| INSTRUCTION |
Gather up all lines that carry the word "this".

Collected data:
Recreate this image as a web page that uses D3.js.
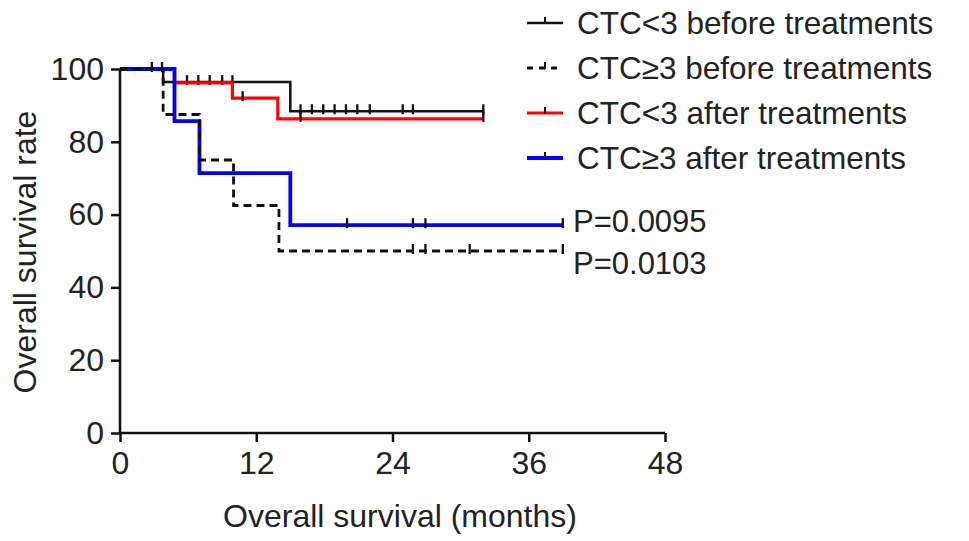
<!DOCTYPE html>
<html>
<head>
<meta charset="utf-8">
<script src="https://cdn.jsdelivr.net/npm/d3@7"></script>
<style>
  body { margin: 0; background: #fff; }
  svg text { font-family: "Liberation Sans", Arial, sans-serif; fill: #222; }
</style>
</head>
<body>
<svg width="969" height="541"></svg>
<script>
// step curves: [time, survival] points, last one is end of follow-up
const ctcLowBefore = [[0, 100], [3.8, 96.4], [15, 88.4], [32, 88.4]];
const ctcHighBefore = [[0, 100], [3.8, 87.5], [7, 75], [10, 62.5], [14, 50], [39, 50]];
const ctcLowAfter = [[0, 100], [4.8, 96.2], [9.9, 92], [13.9, 86.3], [32, 86.3]];
const ctcHighAfter = [[0, 100], [4.8, 85.7], [7, 71.4], [15, 57.1], [39, 57.1]];

// censor marks (months)
const censLowBefore = [2.8, 3.7, 5.9, 6.9, 7.9, 9.0, 9.9, 15.9, 16.9, 17.9, 18.9, 19.9, 20.9, 22.0, 24.9, 25.8, 32];
const censHighBefore = [25.8, 26.9, 30.8, 39];
const censLowAfter = [10.8, 15.9, 32];
const censHighAfter = [20, 25.8, 26.9, 39];

const xTicks = [0, 12, 24, 36, 48];
const yTicks = [0, 20, 40, 60, 80, 100];
const pValues = ["P=0.0095", "P=0.0103"];

const series = [
  { name: "CTC<3 before treatments", pts: ctcLowBefore, cens: censLowBefore, color: "#111", width: 2.5, dash: null },
  { name: "CTC\u22653 before treatments", pts: ctcHighBefore, cens: censHighBefore, color: "#111", width: 2.8, dash: "8,5" },
  { name: "CTC<3 after treatments", pts: ctcLowAfter, cens: censLowAfter, color: "#f00", width: 3.2, dash: null },
  { name: "CTC\u22653 after treatments", pts: ctcHighAfter, cens: censHighAfter, color: "#00f", width: 3.8, dash: null }
];

const svg = d3.select("svg");
const x = d3.scaleLinear().domain([0, 48]).range([120, 665]);
const y = d3.scaleLinear().domain([0, 100]).range([433, 69]);

// survival value at time t for a step curve
function survAt(pts, t) {
  let v = pts[0][1];
  pts.forEach(p => { if (p[0] <= t) v = p[1]; });
  return v;
}

const line = d3.line().x(d => x(d[0])).y(d => y(d[1])).curve(d3.curveStepAfter);

// draw order: black solid, red, blue, dashed on top
const order = [0, 2, 3, 1];
order.forEach(i => {
  const s = series[i];
  const g = svg.append("g");
  g.append("path")
    .attr("d", line(s.pts))
    .attr("fill", "none")
    .attr("stroke", s.color)
    .attr("stroke-width", s.width)
    .attr("stroke-dasharray", s.dash);
  g.selectAll("line.cens")
    .data(s.cens)
    .join("line")
    .attr("x1", d => x(d)).attr("x2", d => x(d))
    .attr("y1", d => y(survAt(s.pts, d)) - 7)
    .attr("y2", d => y(survAt(s.pts, d)) + 3)
    .attr("stroke", "#111")
    .attr("stroke-width", 2.3);
});

// axes
const xAxis = svg.append("g")
  .attr("transform", "translate(0,433)")
  .call(d3.axisBottom(x).tickValues(xTicks).tickSize(9).tickPadding(9));
const yAxis = svg.append("g")
  .attr("transform", "translate(120,0)")
  .call(d3.axisLeft(y).tickValues(yTicks).tickSize(9).tickPadding(7));
[xAxis, yAxis].forEach(a => {
  a.select(".domain").attr("stroke", "#111").attr("stroke-width", 2.5);
  a.selectAll(".tick line").attr("stroke", "#111").attr("stroke-width", 2.5);
  a.selectAll(".tick text").style("font-size", "32px").attr("fill", "#222");
});
xAxis.select(".domain").attr("d", "M120,0H665");
yAxis.select(".domain").attr("d", "M0,433V69");

svg.append("text")
  .attr("x", 400).attr("y", 527)
  .attr("text-anchor", "middle")
  .style("font-size", "32px")
  .text("Overall survival (months)");

svg.append("text")
  .attr("transform", "translate(36,252) rotate(-90)")
  .attr("text-anchor", "middle")
  .style("font-size", "32px")
  .text("Overall survival rate");

// p values
svg.selectAll("text.pval")
  .data(pValues)
  .join("text")
  .attr("class", "pval")
  .attr("x", 573)
  .attr("y", (d, i) => 232 + i * 42)
  .style("font-size", "31px")
  .text(d => d);

// legend
const leg = svg.append("g").selectAll("g")
  .data(series)
  .join("g")
  .attr("transform", (d, i) => `translate(527,${23 + i * 45})`);
leg.append("line")
  .attr("x1", 0).attr("x2", 36).attr("y1", 0).attr("y2", 0)
  .attr("stroke", d => d.color)
  .attr("stroke-width", d => d.width)
  .attr("stroke-dasharray", d => d.dash ? "6,6" : null);
leg.append("line")
  .attr("x1", 18).attr("x2", 18).attr("y1", -6).attr("y2", 1)
  .attr("stroke", "#111").attr("stroke-width", 2);
leg.append("text")
  .attr("x", 50).attr("y", 11)
  .style("font-size", "31.5px")
  .text(d => d.name);
</script>
</body>
</html>
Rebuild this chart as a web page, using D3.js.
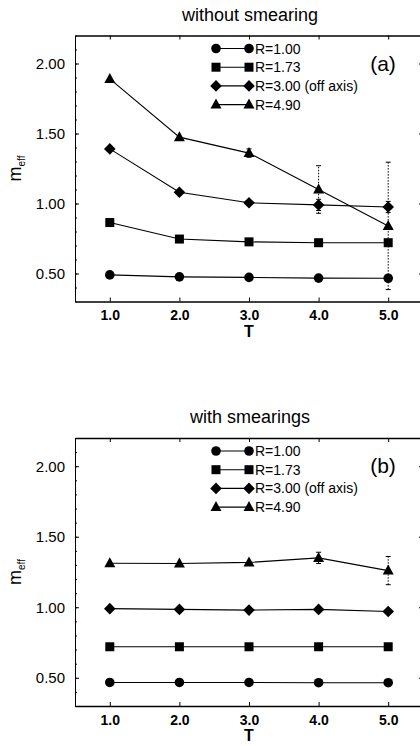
<!DOCTYPE html>
<html lang="en">
<head>
<meta charset="UTF-8">
<title>m_eff vs T</title>
<script src="https://d3js.org/d3.v7.min.js"></script>
<style>
  body { margin: 0; background: #fff; font-family: "Liberation Sans", Arial, sans-serif; }
  svg text { fill: #000; }
</style>
</head>
<body>
<div id="chart"></div>
<script>
// shared
const T = [1, 2, 3, 4, 5];
const xTicks = [1, 2, 3, 4, 5];
const yTicks = [0.5, 1.0, 1.5, 2.0];
const seriesNames = ["R=1.00", "R=1.73", "R=3.00 (off axis)", "R=4.90"];
const seriesShapes = ["circle", "square", "diamond", "triangle"];

// (a) without smearing
const a_r100 = [0.49, 0.476, 0.472, 0.467, 0.466];
const a_r173 = [0.864, 0.746, 0.726, 0.72, 0.72];
const a_r300 = [1.39, 1.08, 1.005, 0.99, 0.975];
const a_r490 = [1.89, 1.474, 1.36, 1.10, 0.84];
const a_err300 = [0, 0, 0, 0.04, 0.04];
const a_err490 = [0, 0, 0.03, 0.17, 0.455];

// (b) with smearings
const b_r100 = [0.467, 0.467, 0.467, 0.465, 0.465];
const b_r173 = [0.72, 0.72, 0.72, 0.72, 0.72];
const b_r300 = [0.99, 0.985, 0.98, 0.985, 0.97];
const b_r490 = [1.312, 1.31, 1.318, 1.35, 1.26];
const b_err300 = [0, 0, 0, 0, 0];
const b_err490 = [0, 0, 0, 0.04, 0.10];

const W = 420, H = 746;
const svg = d3.select('#chart').append('svg')
    .attr('width', W).attr('height', H);

drawPanel({
    top: 35.5, bottom: 301.5, title: "without smearing", titleY: 21, tag: "(a)",
    series: [a_r100, a_r173, a_r300, a_r490],
    errs: [null, null, a_err300, a_err490]
});
drawPanel({
    top: 438, bottom: 706, title: "with smearings", titleY: 423, tag: "(b)",
    series: [b_r100, b_r173, b_r300, b_r490],
    errs: [null, null, b_err300, b_err490]
});

function marker(g, shape, x, y) {
    if (shape == "circle") {
        g.append('circle').attr('cx', x).attr('cy', y).attr('r', 4.8);
    } else if (shape == "square") {
        g.append('rect').attr('x', x - 4.5).attr('y', y - 4.5).attr('width', 9).attr('height', 9);
    } else if (shape == "diamond") {
        g.append('path').attr('d', `M${x},${y-5.8}L${x+5.8},${y}L${x},${y+5.8}L${x-5.8},${y}Z`);
    } else {
        g.append('path').attr('d', `M${x},${y-6}L${x+5.5},${y+4}L${x-5.5},${y+4}Z`);
    }
}

function drawPanel(p) {
    const x = d3.scaleLinear().domain([0.5, 5.5]).range([75, 423]);
    const y = d3.scaleLinear().domain([0.3, 2.2]).range([p.bottom, p.top]);
    const g = svg.append('g');

    // axes: bottom / left with mirrored top / right ticks
    g.append('g').attr('transform', `translate(0,${p.bottom})`)
        .call(d3.axisBottom(x).tickValues(xTicks).tickSizeInner(-4).tickSizeOuter(0)
            .tickFormat(d3.format('.1f')).tickPadding(9))
        .call(a => a.select('.domain').attr('stroke-width', 1.4))
        .call(a => a.selectAll('text').attr('font-size', 14).attr('font-weight', 'bold')
            .attr('font-family', '"Liberation Sans", Arial, sans-serif'));
    g.append('g').attr('transform', `translate(0,${p.top})`)
        .call(d3.axisTop(x).tickValues(xTicks).tickSizeInner(-4).tickSizeOuter(0).tickFormat(''))
        .call(a => a.select('.domain').attr('stroke-width', 1.4));
    g.append('g').attr('transform', 'translate(75,0)')
        .call(d3.axisLeft(y).tickValues(yTicks).tickSizeInner(-4).tickSizeOuter(0)
            .tickFormat(d3.format('.2f')).tickPadding(10))
        .call(a => a.selectAll('text').attr('font-size', 15)
            .attr('font-family', '"Liberation Sans", Arial, sans-serif'));
    g.append('g').attr('transform', 'translate(75,0)')
        .call(d3.axisLeft(y).tickValues(d3.range(3, 23).map(v => v / 10)).tickSizeInner(-2).tickSizeOuter(0).tickFormat(''))
        .call(a => a.select('.domain').remove());
    g.append('g').attr('transform', 'translate(423,0)')
        .call(d3.axisRight(y).tickValues(yTicks).tickSizeInner(-4).tickSizeOuter(0).tickFormat(''));

    // labels
    g.append('text').attr('x', 250).attr('y', p.titleY).attr('text-anchor', 'middle')
        .attr('font-size', 18).text(p.title);
    g.append('text').attr('x', x(3)).attr('y', p.bottom + 35).attr('text-anchor', 'middle')
        .attr('font-size', 16).attr('font-weight', 'bold').text('T');
    const yl = g.append('text').attr('transform', `translate(21,${y(1.25)}) rotate(-90)`)
        .attr('text-anchor', 'middle').attr('font-size', 18);
    yl.append('tspan').text('m');
    yl.append('tspan').attr('font-size', 10).attr('dy', 4).text('eff');
    g.append('text').attr('x', 383).attr('y', y(2.0) + 7).attr('text-anchor', 'middle')
        .attr('font-size', 21).text(p.tag);

    // error bars
    p.errs.forEach((e, k) => {
        if (!e) return;
        const eg = g.append('g').attr('stroke', '#000').attr('stroke-width', 1);
        T.forEach((t, i) => {
            if (!e[i]) return;
            const v = p.series[k][i];
            eg.append('line').attr('x1', x(t)).attr('x2', x(t))
                .attr('y1', y(v - e[i])).attr('y2', y(v + e[i]))
                .attr('stroke-dasharray', '1.5,1.5');
            [v - e[i], v + e[i]].forEach(w => {
                eg.append('line').attr('x1', x(t) - 2.5).attr('x2', x(t) + 2.5)
                    .attr('y1', y(w)).attr('y2', y(w));
            });
        });
    });

    // series lines and markers
    const line = d3.line().x((d, i) => x(T[i])).y(d => y(d));
    p.series.forEach((s, k) => {
        g.append('path').attr('d', line(s)).attr('fill', 'none')
            .attr('stroke', '#000').attr('stroke-width', 1.1);
        const mg = g.append('g').attr('fill', '#000');
        s.forEach((v, i) => marker(mg, seriesShapes[k], x(T[i]), y(v)));
    });

    // legend
    const lg = g.append('g');
    seriesNames.forEach((name, k) => {
        const ly = p.top + 13 + k * 18.7;
        lg.append('line').attr('x1', 216).attr('x2', 249).attr('y1', ly).attr('y2', ly)
            .attr('stroke', '#000').attr('stroke-width', 1.1);
        const mg = lg.append('g').attr('fill', '#000');
        marker(mg, seriesShapes[k], 216, ly);
        marker(mg, seriesShapes[k], 249, ly);
        lg.append('text').attr('x', 255).attr('y', ly + 5).attr('font-size', 14).text(name);
    });
}
</script>
</body>
</html>
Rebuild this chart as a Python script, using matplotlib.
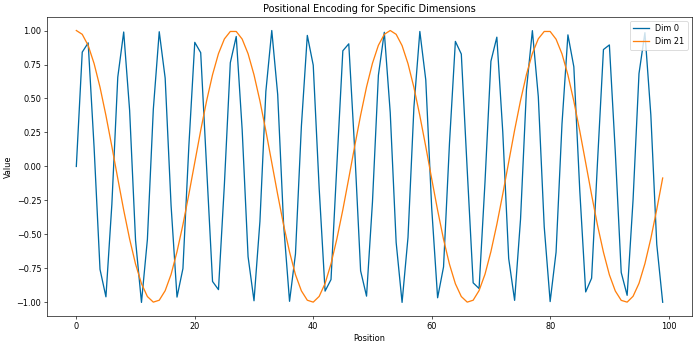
import matplotlib.pyplot as plt
import numpy as np

# positions 0..99
positions = np.arange(100)

# values, Dim 0 (fast oscillation)
dim0 = [0.000, 0.841, 0.909, 0.141, -0.757, -0.959, -0.279, 0.657, 0.989, 0.412,
        -0.544, -1.000, -0.537, 0.420, 0.991, 0.650, -0.288, -0.961, -0.751, 0.150,
        0.913, 0.837, -0.009, -0.846, -0.906, -0.132, 0.763, 0.956, 0.271, -0.664,
        -0.988, -0.404, 0.551, 1.000, 0.529, -0.428, -0.992, -0.644, 0.296, 0.964,
        0.745, -0.159, -0.917, -0.832, 0.018, 0.851, 0.902, 0.124, -0.768, -0.954,
        -0.262, 0.670, 0.987, 0.396, -0.559, -1.000, -0.522, 0.436, 0.993, 0.637,
        -0.305, -0.966, -0.739, 0.168, 0.920, 0.827, -0.027, -0.856, -0.898, -0.115,
        0.774, 0.951, 0.254, -0.677, -0.985, -0.388, 0.566, 0.999, 0.514, -0.444,
        -0.994, -0.630, 0.313, 0.968, 0.733, -0.176, -0.923, -0.822, 0.035, 0.860,
        0.894, 0.106, -0.780, -0.948, -0.245, 0.683, 0.984, 0.379, -0.573, -0.999]

# Dim 21 (slow oscillation)
dim21 = [1.000, 0.972, 0.890, 0.757, 0.583, 0.375, 0.147, -0.089, -0.321, -0.534,
         -0.718, -0.862, -0.957, -0.998, -0.984, -0.914, -0.794, -0.627, -0.428, -0.205,
         0.030, 0.265, 0.483, 0.675, 0.830, 0.938, 0.993, 0.993, 0.937, 0.829,
         0.674, 0.482, 0.262, 0.028, -0.207, -0.431, -0.629, -0.796, -0.915, -0.984,
         -0.998, -0.956, -0.861, -0.716, -0.531, -0.318, -0.087, 0.149, 0.377, 0.585,
         0.759, 0.891, 0.972, 1.000, 0.972, 0.889, 0.756, 0.581, 0.373, 0.146,
         -0.091, -0.322, -0.536, -0.719, -0.863, -0.957, -0.998, -0.984, -0.913, -0.793,
         -0.626, -0.426, -0.203, 0.032, 0.267, 0.485, 0.677, 0.831, 0.939, 0.993,
         0.993, 0.936, 0.828, 0.673, 0.480, 0.261, 0.027, -0.209, -0.433, -0.631,
         -0.797, -0.916, -0.985, -0.998, -0.955, -0.860, -0.715, -0.530, -0.316, -0.085]

plt.figure(figsize=(12, 5.95), dpi=700 / 12)
plt.plot(positions, dim0, label="Dim 0", color="#006BA4", linewidth=1.6)
plt.plot(positions, dim21, label="Dim 21", color="#FF800E", linewidth=1.6)
plt.xlabel("Position")
plt.ylabel("Value")
plt.title("Positional Encoding for Specific Dimensions")
plt.legend(loc="upper right")
plt.subplots_adjust(left=47 / 700, right=692 / 700, top=1 - 17 / 347, bottom=1 - 316 / 347)
plt.savefig("out.png")
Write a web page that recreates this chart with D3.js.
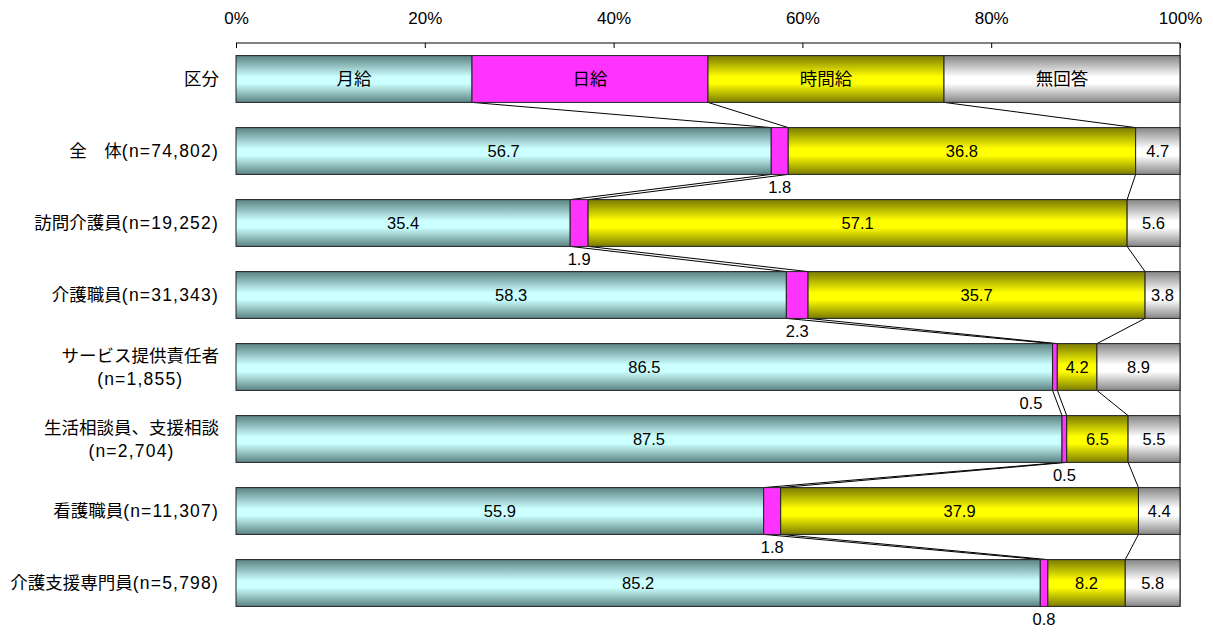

| COMPLETE OUTPUT |
Recreate this image as a web page that uses D3.js.
Rebuild this chart as a web page, using D3.js.
Rebuild this chart as a Python script, using matplotlib.
Write a web page that recreates this chart with D3.js.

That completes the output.